WHAT IS NEEDED:
Start at the line containing "Convert this diagram to TikZ code." and stop at the line containing "at (9.42, 10.60);"; copy those lines exactly, both ends included, and no others.

Items from a dataset:
+++

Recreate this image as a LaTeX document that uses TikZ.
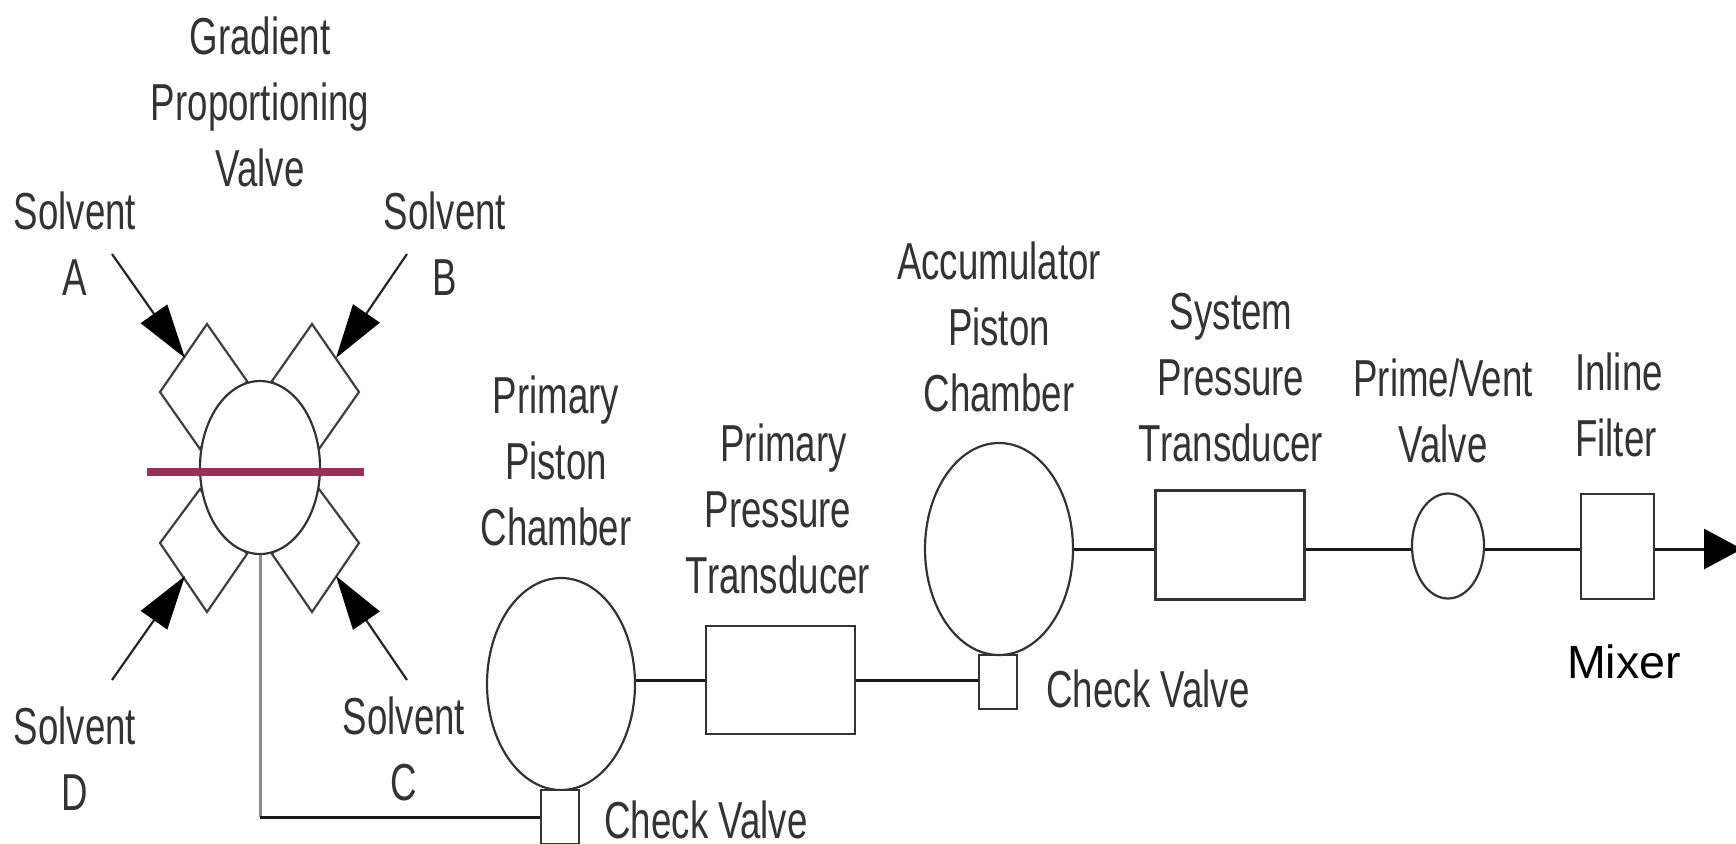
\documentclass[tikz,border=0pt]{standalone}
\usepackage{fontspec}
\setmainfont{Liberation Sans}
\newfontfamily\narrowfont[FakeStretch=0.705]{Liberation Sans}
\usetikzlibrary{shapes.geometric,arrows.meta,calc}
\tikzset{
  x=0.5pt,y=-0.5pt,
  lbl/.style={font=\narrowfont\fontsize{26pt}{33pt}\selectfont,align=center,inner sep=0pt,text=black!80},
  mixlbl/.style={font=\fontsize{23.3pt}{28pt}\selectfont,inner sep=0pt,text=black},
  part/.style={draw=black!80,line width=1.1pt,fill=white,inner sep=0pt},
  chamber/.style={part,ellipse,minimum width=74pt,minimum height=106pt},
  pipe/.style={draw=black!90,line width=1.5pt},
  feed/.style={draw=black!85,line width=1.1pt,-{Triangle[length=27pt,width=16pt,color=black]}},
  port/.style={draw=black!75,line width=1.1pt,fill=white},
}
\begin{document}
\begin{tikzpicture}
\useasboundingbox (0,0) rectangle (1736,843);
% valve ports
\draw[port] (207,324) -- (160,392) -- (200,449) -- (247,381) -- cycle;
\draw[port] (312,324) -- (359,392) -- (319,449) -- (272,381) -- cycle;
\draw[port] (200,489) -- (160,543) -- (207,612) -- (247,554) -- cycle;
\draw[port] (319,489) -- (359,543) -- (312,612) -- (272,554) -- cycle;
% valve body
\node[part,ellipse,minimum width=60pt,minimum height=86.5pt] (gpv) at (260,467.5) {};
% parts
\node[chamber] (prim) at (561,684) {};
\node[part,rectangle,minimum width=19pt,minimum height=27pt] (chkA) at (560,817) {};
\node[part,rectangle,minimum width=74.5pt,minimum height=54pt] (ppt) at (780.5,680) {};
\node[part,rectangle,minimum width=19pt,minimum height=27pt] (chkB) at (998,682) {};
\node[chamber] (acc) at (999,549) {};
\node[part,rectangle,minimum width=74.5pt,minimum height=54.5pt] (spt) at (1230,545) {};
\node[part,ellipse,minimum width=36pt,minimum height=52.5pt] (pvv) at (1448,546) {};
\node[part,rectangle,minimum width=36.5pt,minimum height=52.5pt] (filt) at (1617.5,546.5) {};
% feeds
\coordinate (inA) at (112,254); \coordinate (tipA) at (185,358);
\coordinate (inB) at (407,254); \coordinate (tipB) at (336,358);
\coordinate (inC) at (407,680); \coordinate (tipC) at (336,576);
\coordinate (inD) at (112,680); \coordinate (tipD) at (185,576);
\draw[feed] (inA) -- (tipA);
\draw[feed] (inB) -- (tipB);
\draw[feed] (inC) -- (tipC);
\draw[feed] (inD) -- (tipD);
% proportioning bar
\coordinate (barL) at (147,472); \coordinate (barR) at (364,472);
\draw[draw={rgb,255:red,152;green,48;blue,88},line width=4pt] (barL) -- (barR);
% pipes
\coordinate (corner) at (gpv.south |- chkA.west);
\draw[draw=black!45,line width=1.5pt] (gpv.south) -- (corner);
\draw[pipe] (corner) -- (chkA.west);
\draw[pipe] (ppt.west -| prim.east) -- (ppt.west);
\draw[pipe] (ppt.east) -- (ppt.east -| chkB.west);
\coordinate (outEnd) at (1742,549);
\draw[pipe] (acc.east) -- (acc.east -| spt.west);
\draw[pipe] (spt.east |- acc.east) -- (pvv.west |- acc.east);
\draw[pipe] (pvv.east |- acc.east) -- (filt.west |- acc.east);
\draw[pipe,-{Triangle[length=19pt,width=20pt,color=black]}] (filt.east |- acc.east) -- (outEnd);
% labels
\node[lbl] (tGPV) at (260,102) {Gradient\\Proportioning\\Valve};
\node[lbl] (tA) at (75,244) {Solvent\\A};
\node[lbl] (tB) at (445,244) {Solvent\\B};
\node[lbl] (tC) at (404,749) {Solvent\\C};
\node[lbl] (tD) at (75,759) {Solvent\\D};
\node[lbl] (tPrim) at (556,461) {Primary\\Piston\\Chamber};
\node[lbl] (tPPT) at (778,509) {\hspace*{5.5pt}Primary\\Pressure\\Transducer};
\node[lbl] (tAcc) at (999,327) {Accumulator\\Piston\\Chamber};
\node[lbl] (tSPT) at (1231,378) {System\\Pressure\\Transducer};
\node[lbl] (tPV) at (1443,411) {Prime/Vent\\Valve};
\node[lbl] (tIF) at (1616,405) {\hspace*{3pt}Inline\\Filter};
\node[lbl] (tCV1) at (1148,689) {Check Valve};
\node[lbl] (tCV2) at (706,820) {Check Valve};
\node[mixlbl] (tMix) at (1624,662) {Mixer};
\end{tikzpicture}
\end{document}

+++

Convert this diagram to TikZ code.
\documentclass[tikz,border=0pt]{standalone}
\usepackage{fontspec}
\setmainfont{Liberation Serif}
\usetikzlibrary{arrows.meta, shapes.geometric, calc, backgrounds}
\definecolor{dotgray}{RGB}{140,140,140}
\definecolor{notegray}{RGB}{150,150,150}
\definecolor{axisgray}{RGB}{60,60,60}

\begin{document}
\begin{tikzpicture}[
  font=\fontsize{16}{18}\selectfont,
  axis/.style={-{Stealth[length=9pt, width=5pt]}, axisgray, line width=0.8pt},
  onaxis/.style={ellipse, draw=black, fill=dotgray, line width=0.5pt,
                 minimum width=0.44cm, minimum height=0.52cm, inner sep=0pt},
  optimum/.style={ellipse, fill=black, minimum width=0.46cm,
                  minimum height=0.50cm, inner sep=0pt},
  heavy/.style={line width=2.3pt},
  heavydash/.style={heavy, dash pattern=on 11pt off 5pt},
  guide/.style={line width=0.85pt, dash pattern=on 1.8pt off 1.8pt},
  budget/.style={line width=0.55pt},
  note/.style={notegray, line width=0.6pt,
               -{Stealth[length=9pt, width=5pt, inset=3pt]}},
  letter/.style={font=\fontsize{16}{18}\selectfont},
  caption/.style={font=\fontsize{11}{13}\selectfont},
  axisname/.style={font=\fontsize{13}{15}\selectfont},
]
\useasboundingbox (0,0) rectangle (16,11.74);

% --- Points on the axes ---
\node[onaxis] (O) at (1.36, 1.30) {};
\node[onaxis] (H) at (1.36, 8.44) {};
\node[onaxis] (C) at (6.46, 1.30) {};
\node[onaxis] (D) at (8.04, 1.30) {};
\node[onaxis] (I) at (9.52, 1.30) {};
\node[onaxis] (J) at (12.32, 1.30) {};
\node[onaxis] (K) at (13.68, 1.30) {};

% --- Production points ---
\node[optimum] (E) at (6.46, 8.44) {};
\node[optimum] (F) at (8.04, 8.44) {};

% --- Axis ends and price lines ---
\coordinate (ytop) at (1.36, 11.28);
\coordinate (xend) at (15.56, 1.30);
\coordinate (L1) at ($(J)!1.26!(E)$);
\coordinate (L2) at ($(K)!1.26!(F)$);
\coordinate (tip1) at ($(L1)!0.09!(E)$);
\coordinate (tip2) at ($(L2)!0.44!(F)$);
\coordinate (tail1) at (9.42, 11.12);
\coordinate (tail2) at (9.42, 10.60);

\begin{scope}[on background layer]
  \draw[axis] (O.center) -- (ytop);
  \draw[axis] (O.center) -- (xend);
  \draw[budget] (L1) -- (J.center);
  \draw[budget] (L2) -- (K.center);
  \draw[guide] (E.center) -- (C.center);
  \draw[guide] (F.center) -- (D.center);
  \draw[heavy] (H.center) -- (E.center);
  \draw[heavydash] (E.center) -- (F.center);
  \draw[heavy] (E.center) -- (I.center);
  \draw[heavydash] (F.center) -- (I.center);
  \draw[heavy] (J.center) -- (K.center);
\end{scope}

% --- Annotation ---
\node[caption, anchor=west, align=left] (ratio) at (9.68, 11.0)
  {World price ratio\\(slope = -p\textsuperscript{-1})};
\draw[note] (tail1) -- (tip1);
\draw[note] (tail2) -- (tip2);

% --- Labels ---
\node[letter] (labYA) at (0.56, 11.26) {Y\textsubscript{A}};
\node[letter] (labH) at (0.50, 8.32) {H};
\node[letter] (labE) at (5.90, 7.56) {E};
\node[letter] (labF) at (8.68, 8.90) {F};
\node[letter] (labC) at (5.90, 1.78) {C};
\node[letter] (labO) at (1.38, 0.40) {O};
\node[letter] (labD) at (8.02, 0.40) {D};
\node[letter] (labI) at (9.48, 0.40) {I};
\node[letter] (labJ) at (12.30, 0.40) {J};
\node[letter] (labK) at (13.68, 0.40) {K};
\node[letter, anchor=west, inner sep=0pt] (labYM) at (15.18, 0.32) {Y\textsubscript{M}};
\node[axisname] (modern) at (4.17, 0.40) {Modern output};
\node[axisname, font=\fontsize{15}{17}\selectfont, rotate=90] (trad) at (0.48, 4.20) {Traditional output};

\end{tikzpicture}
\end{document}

+++

RESULT OF THE TASK:
Convert this diagram to TikZ code.
\documentclass[tikz,border=0pt]{standalone}
\usepackage{fontspec}
\setmainfont{Liberation Serif}
\usetikzlibrary{arrows.meta, shapes.geometric, calc, backgrounds}
\definecolor{dotgray}{RGB}{140,140,140}
\definecolor{notegray}{RGB}{150,150,150}
\definecolor{axisgray}{RGB}{60,60,60}

\begin{document}
\begin{tikzpicture}[
  font=\fontsize{16}{18}\selectfont,
  axis/.style={-{Stealth[length=9pt, width=5pt]}, axisgray, line width=0.8pt},
  onaxis/.style={ellipse, draw=black, fill=dotgray, line width=0.5pt,
                 minimum width=0.44cm, minimum height=0.52cm, inner sep=0pt},
  optimum/.style={ellipse, fill=black, minimum width=0.46cm,
                  minimum height=0.50cm, inner sep=0pt},
  heavy/.style={line width=2.3pt},
  heavydash/.style={heavy, dash pattern=on 11pt off 5pt},
  guide/.style={line width=0.85pt, dash pattern=on 1.8pt off 1.8pt},
  budget/.style={line width=0.55pt},
  note/.style={notegray, line width=0.6pt,
               -{Stealth[length=9pt, width=5pt, inset=3pt]}},
  letter/.style={font=\fontsize{16}{18}\selectfont},
  caption/.style={font=\fontsize{11}{13}\selectfont},
  axisname/.style={font=\fontsize{13}{15}\selectfont},
]
\useasboundingbox (0,0) rectangle (16,11.74);

% --- Points on the axes ---
\node[onaxis] (O) at (1.36, 1.30) {};
\node[onaxis] (H) at (1.36, 8.44) {};
\node[onaxis] (C) at (6.46, 1.30) {};
\node[onaxis] (D) at (8.04, 1.30) {};
\node[onaxis] (I) at (9.52, 1.30) {};
\node[onaxis] (J) at (12.32, 1.30) {};
\node[onaxis] (K) at (13.68, 1.30) {};

% --- Production points ---
\node[optimum] (E) at (6.46, 8.44) {};
\node[optimum] (F) at (8.04, 8.44) {};

% --- Axis ends and price lines ---
\coordinate (ytop) at (1.36, 11.28);
\coordinate (xend) at (15.56, 1.30);
\coordinate (L1) at ($(J)!1.26!(E)$);
\coordinate (L2) at ($(K)!1.26!(F)$);
\coordinate (tip1) at ($(L1)!0.09!(E)$);
\coordinate (tip2) at ($(L2)!0.44!(F)$);
\coordinate (tail1) at (9.42, 11.12);
\coordinate (tail2) at (9.42, 10.60);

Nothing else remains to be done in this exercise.